En medio de aquel huerto había un hermosísimo albaricoquero muy viejo. Sus frutos tenían un sabor exquisito, con aromas de sol, de miel y de almizcle, y su tierna carne se deshacía al contacto con los dientes, liberando un delicado y fragante jugo que llenaba la boca de dulzor. Madre e hijo vendían dichos albaricoques, llamados «los senos de Semíramis», a clientes ricos que pagaba por ellos sus buenos dineros. Un vecino, envidioso, había propuesto en varias ocasiones a la viuda comprarle el huerto, pero ella siempre había rehusado.
Despechado, el hombre se propuso obligarla al venderlo. Cada noche saltaba la tapia que les separaba, se subía al árbol y cogía gran cantidad de albaricoques, de tal manera que, al día siguiente, madre hijo eran incapaces de cumplir con los pedidos de sus ricos clientes. Así, poco a poco, éstos fueron desinteresándose y terminaron por comprarle a otro vendedor.
En tan precaria situación económica quedaron que la madre fue a suplicar a su malvado vecino que no les arrebatase aquello que les daba de comer. La única respuesta que recibió fue:
—Bueno, si lo que necesitáis es dinero, aceptad mi oferta y vendedme el huerto. Por momentos el hijo tuvo la terrible tentación de acabar con él, pero afortunadamente su buen juicio le ayudó a entrar en razón y se contuvo: «Bah, no quiero matar a nadie por un puñado de albaricoques», se dijo. «Es verdad que mi madre y yo vivimos gracias a ellos, pero, en fin, trabajaré en otra cosa. Mañana mismo iré a la ciudad a ofrecer mis servicios como porteador».
Aquella misma noche, después de que madre e hijo hubiesen cenado muy frugalmente, cuando ya se disponían de acostarse, llamaron a la puerta. Fue a abrir el hijo y se encontró ante un joven de porte majestuoso, nimbado de luz.
—Soy un viajero que se ha perdido —dijo el desconocido—. Tengo hambre y frío. ¿Podéis darme hospitalidad por esta noche?
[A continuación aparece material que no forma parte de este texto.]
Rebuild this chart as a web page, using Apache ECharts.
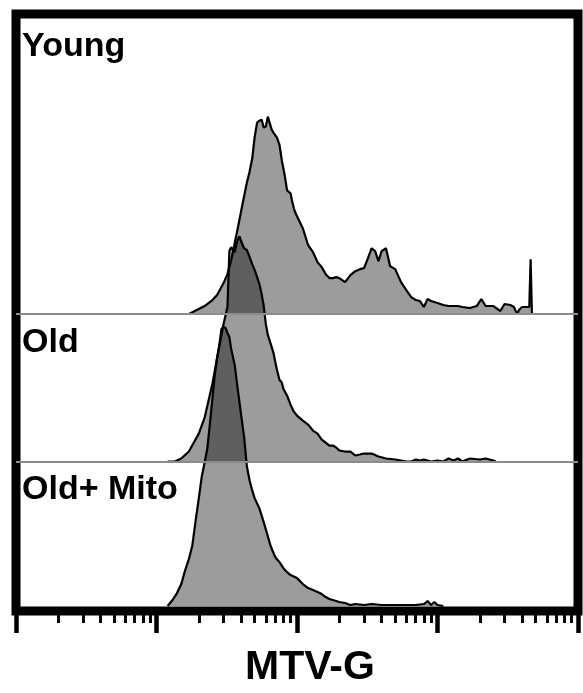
<!DOCTYPE html>
<html><head><meta charset="utf-8">
<script src="https://cdn.jsdelivr.net/npm/echarts@6/dist/echarts.min.js"></script>
<style>html,body{margin:0;padding:0;background:#fff}#c{width:583px;height:693px}</style>
</head><body><div id="c"></div>
<script>
// ---- data (MTV-G intensity vs. event count, three staggered histograms) ----
const seriesNames = ['Young', 'Old', 'Old+ Mito'];
const axisName = 'MTV-G';

const youngX = [150,170,200,220,250,270,300,320,340,360,380,400,420,440,460,480,500,520,540,560,580,600,620,640,660,680,700,720,750,780,800,820,850,870,900,920,950,970,1000,1100,1200,1300,1400,1500,1600,1700,1800,1900,2000,2200,2400,2600,2800,3000,3200,3400,3600,3800,4000,4300,4600,5000,5500,6000,6500,7000,7500,8000,8500,9000,10000,11000,12000,13000,14000,15000,17000,19000,20500,22000,25000,28000,30000,33000,35000,36000,37000,38000,40000,43000,45000,46000,46500,47000];
const youngCounts = [0,0,5,8,14,19,31,40,54,71,87,103,118,132,143,156,178,192,194,195,187,188,198,200,185,182,180,177,170,154,146,138,124,123,121,114,106,102,98,86,69,62,52,47,40,36,36,37,36,32,39,43,45,46,56,66,63,53,63,66,48,45,32,24,17,14,13,7,15,13,11,9,8,8,8,7,6,8,15,8,8,3,10,9,7,3,0,4,7,7,7,55,55,0];

const oldX = [120,135,150,170,200,220,250,270,300,320,330,340,360,370,380,390,400,420,440,460,480,500,520,540,560,580,600,620,650,680,700,720,750,780,800,850,900,950,1000,1100,1200,1300,1400,1500,1600,1700,1800,1900,2000,2200,2400,2600,2800,3000,3400,3800,4300,5000,5500,6000,6500,7000,7500,8000,9000,10000,11000,12000,13000,14000,15000,17000,20000,22000,25000,26000];
const oldCounts = [0,0,3,10,28,44,78,104,138,155,211,215,210,218,223,226,221,214,212,205,198,192,185,178,168,156,138,127,118,109,100,92,82,79,73,66,57,50,46,41,37,31,28,22,19,16,16,14,11,10,10,6,7,8,8,5,3,2,1,0,0,2,1,2,0,1,0,3,1,3,0,3,2,3,1,0];

const mitoX = [120,130,140,150,160,170,180,190,200,210,220,230,240,250,260,270,280,290,300,310,320,330,340,360,380,400,420,440,460,480,500,540,580,620,650,700,750,800,850,900,1000,1100,1200,1300,1400,1500,1600,1700,1800,2000,2200,2400,2600,3000,3400,4000,5000,6000,7000,8000,8500,9000,9500,10000,11000];
const mitoCounts = [0,6,13,22,36,47,61,86,108,130,144,158,183,208,232,249,262,278,280,279,274,270,258,242,216,192,170,140,126,116,108,98,84,70,60,49,44,38,34,31,28,22,18,16,14,12,9,7,6,4,3,1,2,1,2,1,1,1,1,2,5,1,4,1,0];

// vertical stagger of each histogram's baseline (count units)
const baselineOffsets = [293, 145, 0];

// axis decades (log10 of intensity) and minor tick factors
const decadeTicks = [1, 2, 3, 4, 5];
const minorFactors = [2, 3, 4, 5, 6, 7, 8, 9];

// ---- build ----
const minorTickValues = [];
decadeTicks.slice(0, -1).forEach(d => minorFactors.forEach(k => minorTickValues.push(d + Math.log10(k))));

const xs = [youngX, oldX, mitoX];
const ys = [youngCounts, oldCounts, mitoCounts];

const series = seriesNames.map((name, i) => {
  const off = baselineOffsets[i];
  const s = {
    name: name,
    type: 'line',
    xAxisIndex: 0,
    data: xs[i].map((x, j) => [x, ys[i][j] + off]),
    showSymbol: false,
    symbol: 'none',
    smooth: false,
    lineStyle: { color: '#000', width: 2.2 },
    areaStyle: { color: 'rgba(0,0,0,0.39)', opacity: 1, origin: off },
    animation: false,
    z: 2
  };
  if (off > 0) {
    s.markLine = {
      silent: true,
      symbol: ['none', 'none'],
      label: { show: false },
      lineStyle: { color: '#8c8c8c', width: 2, type: 'solid' },
      data: [{ yAxis: off }],
      animation: false
    };
  }
  return s;
});

const labelFont = 'bold 34px "Liberation Sans", Arial, sans-serif';
const labelTops = [30, 326, 473];

const chart = echarts.init(document.getElementById('c'), null, { renderer: 'canvas' });
chart.setOption({
  animation: false,
  backgroundColor: '#fff',
  grid: { left: 16, right: 5, top: 14, bottom: 80, show: true, borderColor: '#000', borderWidth: 9, backgroundColor: 'transparent' },
  xAxis: [
    {
      type: 'log', logBase: 10, min: 10, max: 100000,
      axisLine: { show: false }, axisTick: { show: false }, axisLabel: { show: false },
      splitLine: { show: false }, minorTick: { show: false },
      name: axisName, nameLocation: 'middle', nameGap: 36,
      nameTextStyle: { fontFamily: '"Liberation Sans", Arial, sans-serif', fontWeight: 'bold', fontSize: 41, color: '#000', padding: [0, 0, 0, 26] }
    },
    {
      type: 'value', min: decadeTicks[0], max: decadeTicks[decadeTicks.length - 1], interval: 1, position: 'bottom',
      axisLine: { show: false },
      axisTick: { show: true, length: 22, lineStyle: { color: '#000', width: 4.5 } },
      axisLabel: { show: false }, splitLine: { show: false }
    },
    {
      type: 'value', min: decadeTicks[0], max: decadeTicks[decadeTicks.length - 1], position: 'bottom',
      axisLine: { show: false },
      axisTick: { show: true, customValues: minorTickValues, length: 12, lineStyle: { color: '#000', width: 3 } },
      axisLabel: { show: false }, splitLine: { show: false }
    }
  ],
  yAxis: { type: 'value', min: -5, max: 594, show: false },
  graphic: seriesNames.map((n, i) => ({
    type: 'text', left: 22, top: labelTops[i], z: 10,
    style: { text: n, font: labelFont, fill: '#000' }
  })),
  series: series
});
</script>
</body></html>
Partiré mañana por la mañana a primera hora.
El hijo hizo entrar al misterioso desconocido con todos los honores. La madre, obedeciendo a las sagradas leyes de hospitalidad, le ofreció lo mejor que tenía y abrió para él su última botella de vino, único vestigio de un pasado más próspero.
El hombre comió con apetito y después hizo saber a sus anfitriones que le agradaría comer alguna fruta, en especial albaricoques.
—¡Ay! —respondió el hijo—, no podemos satisfacer vuestro deseo. Un malvado vecino nos ha privado del placer de complaceros. Y le contó el robo diario de los albaricoques, añadiendo:
—Sólo conozco una forma de deshacerme de ese malvado: sorprenderle robándonos y acabar con él. Pero cuando reflexiono y tomo conciencia de que la vida es un bien sagrado, rehusó poner fin a la vida de un semejante por un simple cesto de albaricoques.
—Tales sentimientos os honran —dijo el desconocido—. Pero, sin que tenga que pagar con su vida, yo castigaré a ese ladrón.
Y el ángel —pues era un ángel— hizo que le llevaran junto al albaricoquero centenario, lo tocó con la mano y aseguró al muchacho que aquél que se subiera a aquel árbol sin autorización permanecería allí hasta el día del juicio final, a menos que el legítimo propietario accediese a dejarle bajar. Una vez dicho esto, el ángel desapareció.
A la noche siguiente, como siempre, el ladrón se subió al albaricoquero y comenzó a coger los frutos más hermosos... Pero cuando quiso bajar, todos sus esfuerzos resultaron inútiles. Quedó atrapado en el árbol sin poder cambiar de posición. A la mañana siguiente, madre e hijo oyeron grandes ruidos en el huerto, corrieron hacia él y ¿qué es lo que vieron? Las gentes de las casas vecinas rodeaban el albaricoquero y, allá arriba, el vecino ladrón, inmovilizado en el lugar del delito, permanecía en una postura totalmente ridícula. Cuanto más se agitaba más atrapado quedaba en el árbol, que lo retenía como una amante. Mientras todos reían y se mofaban de él mandaron a buscar al juez. El ladrón reconoció públicamente el delito y se ofreció a pagar el monto de los albaricoques robados. Madre e hijo escucharon sus ruegos y le permitieron, por fin, bajar del árbol.
Tres flores blancas se han abierto: una para el que lee, la segunda para el que escribe, y la tercera para el que respeta las sagradas leyes de la hospitalidad.